• [RECORDED INFORMATION]
===

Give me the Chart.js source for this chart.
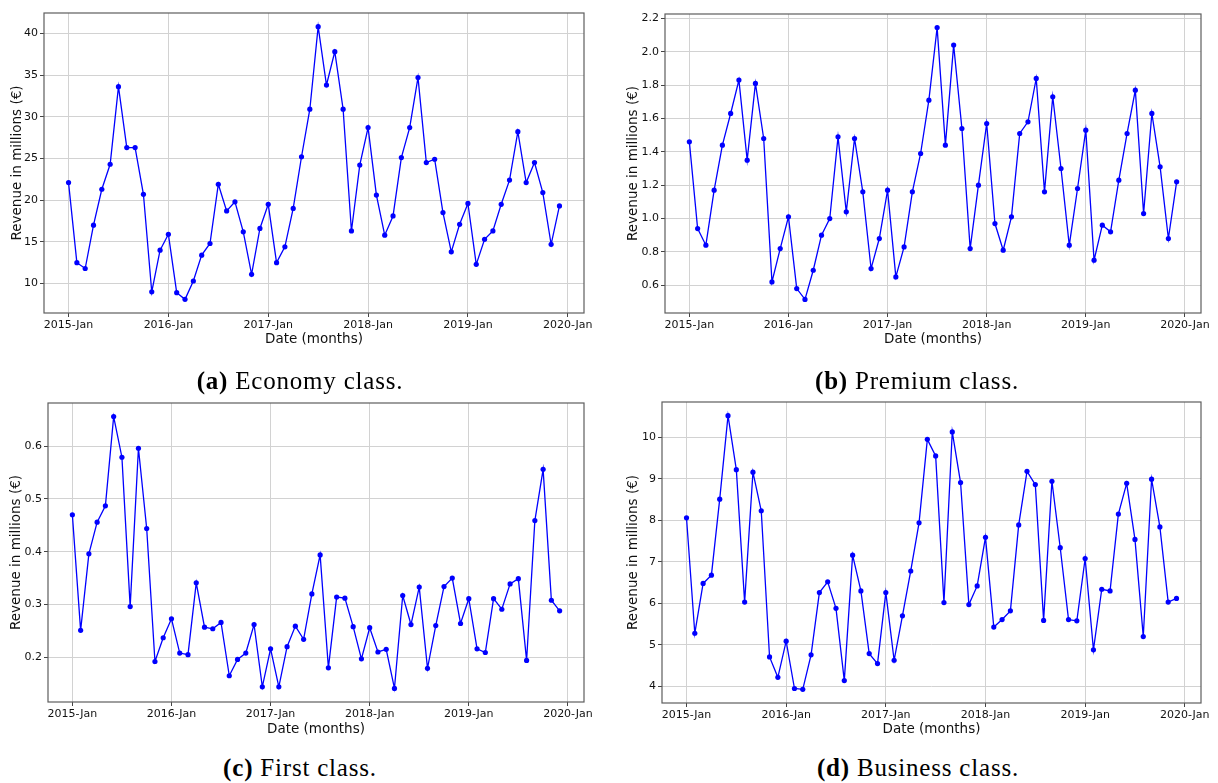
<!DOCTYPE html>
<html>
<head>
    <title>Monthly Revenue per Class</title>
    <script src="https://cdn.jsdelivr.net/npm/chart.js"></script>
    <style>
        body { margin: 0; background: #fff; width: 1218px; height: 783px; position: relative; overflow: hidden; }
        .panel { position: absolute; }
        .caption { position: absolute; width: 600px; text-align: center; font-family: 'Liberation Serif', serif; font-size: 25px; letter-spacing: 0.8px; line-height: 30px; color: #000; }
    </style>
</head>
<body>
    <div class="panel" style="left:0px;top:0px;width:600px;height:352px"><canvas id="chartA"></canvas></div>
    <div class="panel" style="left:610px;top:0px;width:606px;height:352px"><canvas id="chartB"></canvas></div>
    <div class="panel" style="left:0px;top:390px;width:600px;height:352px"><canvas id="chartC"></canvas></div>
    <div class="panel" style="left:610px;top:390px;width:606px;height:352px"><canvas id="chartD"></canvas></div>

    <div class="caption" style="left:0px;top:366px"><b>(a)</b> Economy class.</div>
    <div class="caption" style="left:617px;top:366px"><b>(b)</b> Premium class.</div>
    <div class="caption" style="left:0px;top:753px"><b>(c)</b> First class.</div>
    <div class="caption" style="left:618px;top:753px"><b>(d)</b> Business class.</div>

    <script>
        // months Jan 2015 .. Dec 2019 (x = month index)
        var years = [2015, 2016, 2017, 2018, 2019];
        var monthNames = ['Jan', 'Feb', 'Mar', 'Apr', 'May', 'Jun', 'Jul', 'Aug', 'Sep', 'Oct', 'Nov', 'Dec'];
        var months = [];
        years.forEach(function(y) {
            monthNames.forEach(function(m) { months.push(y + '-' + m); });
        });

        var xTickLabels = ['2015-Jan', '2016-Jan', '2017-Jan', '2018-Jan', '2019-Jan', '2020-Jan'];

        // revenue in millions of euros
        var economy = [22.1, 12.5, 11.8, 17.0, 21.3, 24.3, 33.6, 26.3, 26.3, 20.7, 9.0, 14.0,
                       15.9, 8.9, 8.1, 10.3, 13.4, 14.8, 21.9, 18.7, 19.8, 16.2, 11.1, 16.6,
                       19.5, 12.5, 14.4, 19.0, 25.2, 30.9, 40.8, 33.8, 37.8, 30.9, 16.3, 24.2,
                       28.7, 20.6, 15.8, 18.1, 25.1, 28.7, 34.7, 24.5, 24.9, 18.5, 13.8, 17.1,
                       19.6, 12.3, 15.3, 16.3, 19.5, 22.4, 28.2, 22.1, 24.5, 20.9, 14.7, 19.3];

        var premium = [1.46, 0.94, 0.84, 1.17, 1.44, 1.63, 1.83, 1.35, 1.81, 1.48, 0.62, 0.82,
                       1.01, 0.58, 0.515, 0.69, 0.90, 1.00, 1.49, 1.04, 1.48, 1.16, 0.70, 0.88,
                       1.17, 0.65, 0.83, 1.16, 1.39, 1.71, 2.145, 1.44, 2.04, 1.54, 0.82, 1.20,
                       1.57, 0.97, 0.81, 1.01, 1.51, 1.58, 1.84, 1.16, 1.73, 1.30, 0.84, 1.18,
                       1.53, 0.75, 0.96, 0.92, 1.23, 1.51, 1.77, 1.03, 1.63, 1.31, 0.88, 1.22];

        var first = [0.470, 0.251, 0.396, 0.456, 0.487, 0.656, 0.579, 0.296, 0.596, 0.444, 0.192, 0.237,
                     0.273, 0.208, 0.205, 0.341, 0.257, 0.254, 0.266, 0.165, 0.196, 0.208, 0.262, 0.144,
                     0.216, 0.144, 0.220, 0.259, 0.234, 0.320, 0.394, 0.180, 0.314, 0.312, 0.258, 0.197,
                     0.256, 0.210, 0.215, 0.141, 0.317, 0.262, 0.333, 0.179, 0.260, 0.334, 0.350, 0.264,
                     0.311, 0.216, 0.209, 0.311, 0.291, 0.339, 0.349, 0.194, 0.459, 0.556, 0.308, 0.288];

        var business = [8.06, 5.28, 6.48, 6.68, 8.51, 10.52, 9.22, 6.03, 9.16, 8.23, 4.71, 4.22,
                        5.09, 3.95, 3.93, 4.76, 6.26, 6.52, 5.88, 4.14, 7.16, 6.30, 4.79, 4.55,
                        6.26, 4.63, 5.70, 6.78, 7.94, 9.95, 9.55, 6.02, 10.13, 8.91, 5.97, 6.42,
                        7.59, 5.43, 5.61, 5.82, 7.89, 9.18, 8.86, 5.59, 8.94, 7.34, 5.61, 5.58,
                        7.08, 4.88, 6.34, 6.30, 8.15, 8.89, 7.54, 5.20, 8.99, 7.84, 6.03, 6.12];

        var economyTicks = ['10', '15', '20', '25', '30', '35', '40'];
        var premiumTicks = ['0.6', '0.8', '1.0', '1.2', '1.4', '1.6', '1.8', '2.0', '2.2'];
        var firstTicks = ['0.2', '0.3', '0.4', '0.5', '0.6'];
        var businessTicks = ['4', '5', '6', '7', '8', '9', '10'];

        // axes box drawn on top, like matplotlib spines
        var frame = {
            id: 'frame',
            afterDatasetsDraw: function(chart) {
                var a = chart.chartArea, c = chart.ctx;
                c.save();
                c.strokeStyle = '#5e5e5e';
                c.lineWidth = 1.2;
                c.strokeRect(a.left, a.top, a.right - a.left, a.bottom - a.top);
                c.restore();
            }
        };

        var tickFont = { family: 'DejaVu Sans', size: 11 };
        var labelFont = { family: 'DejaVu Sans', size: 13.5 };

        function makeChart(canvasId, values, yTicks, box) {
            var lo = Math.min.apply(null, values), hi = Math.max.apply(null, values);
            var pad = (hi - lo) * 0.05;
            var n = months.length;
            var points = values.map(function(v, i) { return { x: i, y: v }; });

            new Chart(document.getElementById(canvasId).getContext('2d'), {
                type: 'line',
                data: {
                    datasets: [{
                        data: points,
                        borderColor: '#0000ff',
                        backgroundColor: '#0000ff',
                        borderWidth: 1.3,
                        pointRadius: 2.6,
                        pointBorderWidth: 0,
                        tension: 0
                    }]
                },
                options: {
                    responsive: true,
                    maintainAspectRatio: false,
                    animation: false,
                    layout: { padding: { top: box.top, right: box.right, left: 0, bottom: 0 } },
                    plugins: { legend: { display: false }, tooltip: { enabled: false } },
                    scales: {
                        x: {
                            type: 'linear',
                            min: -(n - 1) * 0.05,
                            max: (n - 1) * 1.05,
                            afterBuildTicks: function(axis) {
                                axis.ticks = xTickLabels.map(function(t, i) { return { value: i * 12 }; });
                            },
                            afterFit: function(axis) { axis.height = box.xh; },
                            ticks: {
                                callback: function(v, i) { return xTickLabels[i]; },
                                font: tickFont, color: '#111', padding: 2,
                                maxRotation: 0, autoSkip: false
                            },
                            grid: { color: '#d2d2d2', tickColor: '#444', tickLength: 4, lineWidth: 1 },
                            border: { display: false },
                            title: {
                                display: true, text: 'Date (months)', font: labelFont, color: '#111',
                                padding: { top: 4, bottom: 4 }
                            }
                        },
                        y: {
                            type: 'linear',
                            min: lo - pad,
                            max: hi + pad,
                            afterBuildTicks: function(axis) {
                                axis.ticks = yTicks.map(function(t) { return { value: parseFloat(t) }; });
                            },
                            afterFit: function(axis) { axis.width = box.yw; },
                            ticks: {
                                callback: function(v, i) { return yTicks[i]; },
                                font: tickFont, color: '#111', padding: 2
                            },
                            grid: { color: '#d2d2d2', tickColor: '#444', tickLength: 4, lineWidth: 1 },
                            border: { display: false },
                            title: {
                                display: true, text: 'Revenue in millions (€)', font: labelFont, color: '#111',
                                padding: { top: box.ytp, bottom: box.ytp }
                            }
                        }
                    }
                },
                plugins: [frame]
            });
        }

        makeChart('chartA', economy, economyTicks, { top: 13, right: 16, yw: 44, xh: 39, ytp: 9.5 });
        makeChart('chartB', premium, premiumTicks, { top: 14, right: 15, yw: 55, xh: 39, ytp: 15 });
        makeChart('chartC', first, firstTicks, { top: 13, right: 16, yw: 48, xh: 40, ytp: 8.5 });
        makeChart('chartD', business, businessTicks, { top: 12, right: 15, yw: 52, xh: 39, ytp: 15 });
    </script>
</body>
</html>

===

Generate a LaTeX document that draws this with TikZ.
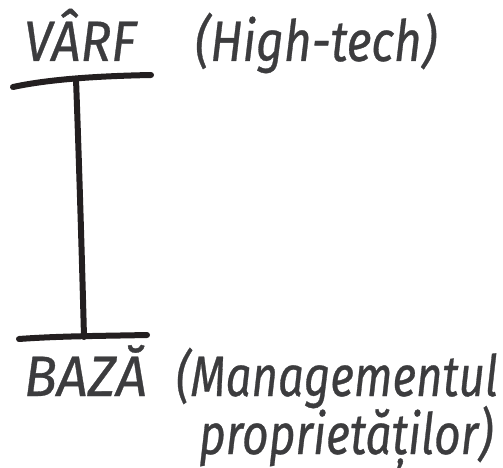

===

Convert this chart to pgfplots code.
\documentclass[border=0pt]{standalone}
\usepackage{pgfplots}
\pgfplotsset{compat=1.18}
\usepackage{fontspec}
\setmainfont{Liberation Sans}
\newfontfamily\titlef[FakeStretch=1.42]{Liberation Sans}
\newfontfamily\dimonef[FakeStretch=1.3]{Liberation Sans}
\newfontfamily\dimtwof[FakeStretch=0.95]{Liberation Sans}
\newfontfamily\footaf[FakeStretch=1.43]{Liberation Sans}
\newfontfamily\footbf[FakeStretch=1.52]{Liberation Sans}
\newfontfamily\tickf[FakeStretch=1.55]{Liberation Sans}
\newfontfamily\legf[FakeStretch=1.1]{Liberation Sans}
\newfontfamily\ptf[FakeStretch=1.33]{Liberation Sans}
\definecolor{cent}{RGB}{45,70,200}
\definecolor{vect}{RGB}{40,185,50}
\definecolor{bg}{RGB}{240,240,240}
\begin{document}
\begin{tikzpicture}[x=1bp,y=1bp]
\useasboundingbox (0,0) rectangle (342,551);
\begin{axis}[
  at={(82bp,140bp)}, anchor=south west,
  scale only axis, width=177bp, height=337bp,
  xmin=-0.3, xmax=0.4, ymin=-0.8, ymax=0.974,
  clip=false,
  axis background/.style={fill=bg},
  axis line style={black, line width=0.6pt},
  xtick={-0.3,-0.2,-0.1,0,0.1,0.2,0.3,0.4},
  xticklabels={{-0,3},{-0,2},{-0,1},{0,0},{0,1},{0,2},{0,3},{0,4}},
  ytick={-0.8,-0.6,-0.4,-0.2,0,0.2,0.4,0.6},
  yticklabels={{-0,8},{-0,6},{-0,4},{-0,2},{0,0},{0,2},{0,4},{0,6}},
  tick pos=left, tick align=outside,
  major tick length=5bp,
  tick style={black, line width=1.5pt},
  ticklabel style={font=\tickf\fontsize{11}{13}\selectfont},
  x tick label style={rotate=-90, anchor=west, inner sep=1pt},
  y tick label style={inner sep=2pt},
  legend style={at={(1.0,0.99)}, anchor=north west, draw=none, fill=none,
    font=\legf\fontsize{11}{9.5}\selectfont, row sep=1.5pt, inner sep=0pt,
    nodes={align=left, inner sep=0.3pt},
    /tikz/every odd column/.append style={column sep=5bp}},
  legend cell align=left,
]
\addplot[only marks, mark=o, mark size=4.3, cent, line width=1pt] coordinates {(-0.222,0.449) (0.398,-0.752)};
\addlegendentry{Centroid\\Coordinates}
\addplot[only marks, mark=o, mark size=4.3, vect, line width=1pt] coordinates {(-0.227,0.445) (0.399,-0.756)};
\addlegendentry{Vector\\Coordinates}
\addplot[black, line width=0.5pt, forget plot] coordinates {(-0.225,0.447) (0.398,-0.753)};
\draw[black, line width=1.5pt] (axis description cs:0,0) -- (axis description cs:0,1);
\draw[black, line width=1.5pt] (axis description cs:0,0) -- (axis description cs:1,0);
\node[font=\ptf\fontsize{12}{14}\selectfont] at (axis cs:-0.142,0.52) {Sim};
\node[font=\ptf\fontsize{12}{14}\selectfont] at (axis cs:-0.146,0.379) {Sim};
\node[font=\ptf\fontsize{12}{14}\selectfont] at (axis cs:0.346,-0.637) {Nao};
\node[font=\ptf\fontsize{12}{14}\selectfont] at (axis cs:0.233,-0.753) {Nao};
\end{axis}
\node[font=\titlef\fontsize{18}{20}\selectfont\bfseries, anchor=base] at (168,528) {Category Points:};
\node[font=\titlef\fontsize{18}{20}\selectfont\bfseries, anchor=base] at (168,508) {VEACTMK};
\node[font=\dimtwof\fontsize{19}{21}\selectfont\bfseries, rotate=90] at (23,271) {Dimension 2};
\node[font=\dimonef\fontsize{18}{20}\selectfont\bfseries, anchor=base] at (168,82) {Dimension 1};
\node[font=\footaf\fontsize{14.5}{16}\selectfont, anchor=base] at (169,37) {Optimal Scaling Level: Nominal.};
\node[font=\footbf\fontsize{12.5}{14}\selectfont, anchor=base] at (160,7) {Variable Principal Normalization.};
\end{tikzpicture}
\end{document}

===

• [THE TASK] Give only the number of lines in the preceding material that contain the string "this".

• [FULL SOLUTION] 3